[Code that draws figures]
————

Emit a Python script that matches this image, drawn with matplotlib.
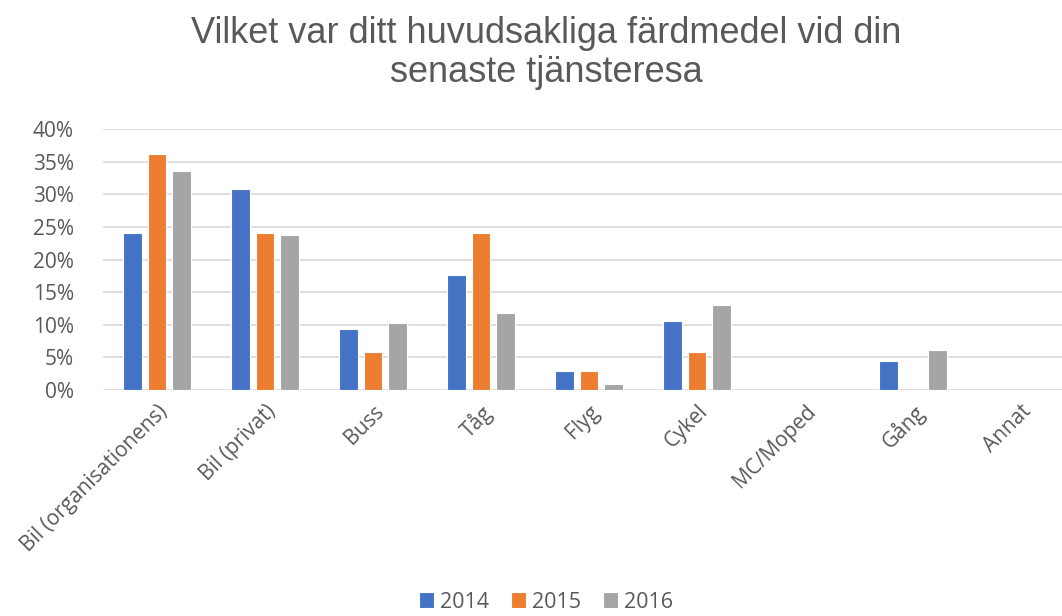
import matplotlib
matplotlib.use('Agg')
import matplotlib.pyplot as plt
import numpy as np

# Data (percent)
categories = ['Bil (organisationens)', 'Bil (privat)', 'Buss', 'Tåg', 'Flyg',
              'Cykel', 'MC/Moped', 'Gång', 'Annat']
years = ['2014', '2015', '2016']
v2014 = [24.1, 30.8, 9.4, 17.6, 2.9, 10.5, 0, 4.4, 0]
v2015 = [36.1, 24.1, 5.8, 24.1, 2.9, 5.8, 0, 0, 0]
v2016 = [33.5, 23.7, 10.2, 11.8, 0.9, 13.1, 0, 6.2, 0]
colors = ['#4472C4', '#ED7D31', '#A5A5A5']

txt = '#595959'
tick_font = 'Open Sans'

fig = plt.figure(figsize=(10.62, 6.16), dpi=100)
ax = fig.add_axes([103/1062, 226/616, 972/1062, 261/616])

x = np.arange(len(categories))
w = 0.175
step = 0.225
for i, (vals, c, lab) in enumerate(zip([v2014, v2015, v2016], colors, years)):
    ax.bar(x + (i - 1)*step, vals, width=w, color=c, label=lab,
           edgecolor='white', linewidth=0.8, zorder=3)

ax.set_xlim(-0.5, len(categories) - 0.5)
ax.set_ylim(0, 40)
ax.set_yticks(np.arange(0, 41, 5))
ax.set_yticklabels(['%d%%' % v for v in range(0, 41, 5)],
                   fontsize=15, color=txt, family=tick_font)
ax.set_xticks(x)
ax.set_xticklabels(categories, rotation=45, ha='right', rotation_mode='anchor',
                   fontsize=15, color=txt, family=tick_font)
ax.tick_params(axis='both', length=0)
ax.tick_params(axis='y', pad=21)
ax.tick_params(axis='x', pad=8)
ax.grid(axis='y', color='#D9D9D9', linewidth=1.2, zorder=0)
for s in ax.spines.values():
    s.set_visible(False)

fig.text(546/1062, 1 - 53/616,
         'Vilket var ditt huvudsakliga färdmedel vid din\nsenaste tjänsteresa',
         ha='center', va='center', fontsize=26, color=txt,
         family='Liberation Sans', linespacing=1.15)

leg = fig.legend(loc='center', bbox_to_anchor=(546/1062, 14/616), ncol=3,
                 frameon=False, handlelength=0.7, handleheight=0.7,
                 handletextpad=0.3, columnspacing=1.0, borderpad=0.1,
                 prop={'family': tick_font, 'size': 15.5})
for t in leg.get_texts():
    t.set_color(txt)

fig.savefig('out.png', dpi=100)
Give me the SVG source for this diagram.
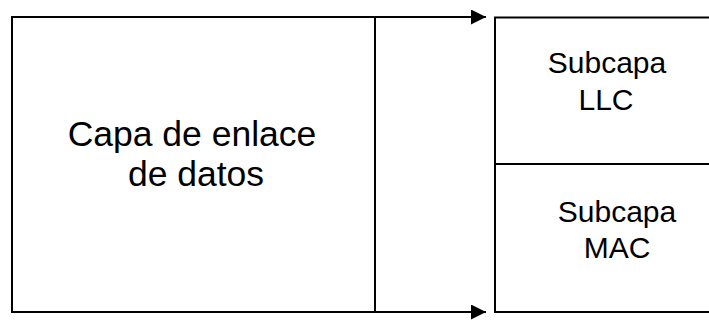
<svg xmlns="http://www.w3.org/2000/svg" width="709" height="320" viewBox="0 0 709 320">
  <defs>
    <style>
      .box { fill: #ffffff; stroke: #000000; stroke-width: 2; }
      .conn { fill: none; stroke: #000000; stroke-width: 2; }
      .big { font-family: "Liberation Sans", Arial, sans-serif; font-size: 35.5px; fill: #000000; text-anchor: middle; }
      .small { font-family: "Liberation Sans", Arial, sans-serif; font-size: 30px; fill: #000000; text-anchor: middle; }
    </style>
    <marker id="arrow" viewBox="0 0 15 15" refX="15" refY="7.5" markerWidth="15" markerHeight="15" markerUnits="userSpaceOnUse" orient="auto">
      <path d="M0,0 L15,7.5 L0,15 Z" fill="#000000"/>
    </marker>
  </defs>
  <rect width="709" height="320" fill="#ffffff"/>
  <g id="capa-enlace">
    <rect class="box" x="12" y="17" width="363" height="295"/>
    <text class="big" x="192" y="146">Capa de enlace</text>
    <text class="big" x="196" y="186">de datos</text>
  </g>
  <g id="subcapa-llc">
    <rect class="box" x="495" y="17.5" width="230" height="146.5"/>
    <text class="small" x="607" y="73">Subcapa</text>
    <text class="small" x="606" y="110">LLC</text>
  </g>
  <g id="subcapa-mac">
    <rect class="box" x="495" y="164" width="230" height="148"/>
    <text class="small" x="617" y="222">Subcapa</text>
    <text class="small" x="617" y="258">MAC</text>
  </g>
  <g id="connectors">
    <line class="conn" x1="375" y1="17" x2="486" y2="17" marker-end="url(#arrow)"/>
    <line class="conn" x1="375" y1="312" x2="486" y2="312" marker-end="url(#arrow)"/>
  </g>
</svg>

————

▶ What the task asks:
Starting at the line that contains "Give me the SVG source for this diagram.", restate each line verbatim through the final line of the listing, skipping all pictures.

▶ Correct answer:
Give me the SVG source for this diagram.
<svg xmlns="http://www.w3.org/2000/svg" width="709" height="320" viewBox="0 0 709 320">
  <defs>
    <style>
      .box { fill: #ffffff; stroke: #000000; stroke-width: 2; }
      .conn { fill: none; stroke: #000000; stroke-width: 2; }
      .big { font-family: "Liberation Sans", Arial, sans-serif; font-size: 35.5px; fill: #000000; text-anchor: middle; }
      .small { font-family: "Liberation Sans", Arial, sans-serif; font-size: 30px; fill: #000000; text-anchor: middle; }
    </style>
    <marker id="arrow" viewBox="0 0 15 15" refX="15" refY="7.5" markerWidth="15" markerHeight="15" markerUnits="userSpaceOnUse" orient="auto">
      <path d="M0,0 L15,7.5 L0,15 Z" fill="#000000"/>
    </marker>
  </defs>
  <rect width="709" height="320" fill="#ffffff"/>
  <g id="capa-enlace">
    <rect class="box" x="12" y="17" width="363" height="295"/>
    <text class="big" x="192" y="146">Capa de enlace</text>
    <text class="big" x="196" y="186">de datos</text>
  </g>
  <g id="subcapa-llc">
    <rect class="box" x="495" y="17.5" width="230" height="146.5"/>
    <text class="small" x="607" y="73">Subcapa</text>
    <text class="small" x="606" y="110">LLC</text>
  </g>
  <g id="subcapa-mac">
    <rect class="box" x="495" y="164" width="230" height="148"/>
    <text class="small" x="617" y="222">Subcapa</text>
    <text class="small" x="617" y="258">MAC</text>
  </g>
  <g id="connectors">
    <line class="conn" x1="375" y1="17" x2="486" y2="17" marker-end="url(#arrow)"/>
    <line class="conn" x1="375" y1="312" x2="486" y2="312" marker-end="url(#arrow)"/>
  </g>
</svg>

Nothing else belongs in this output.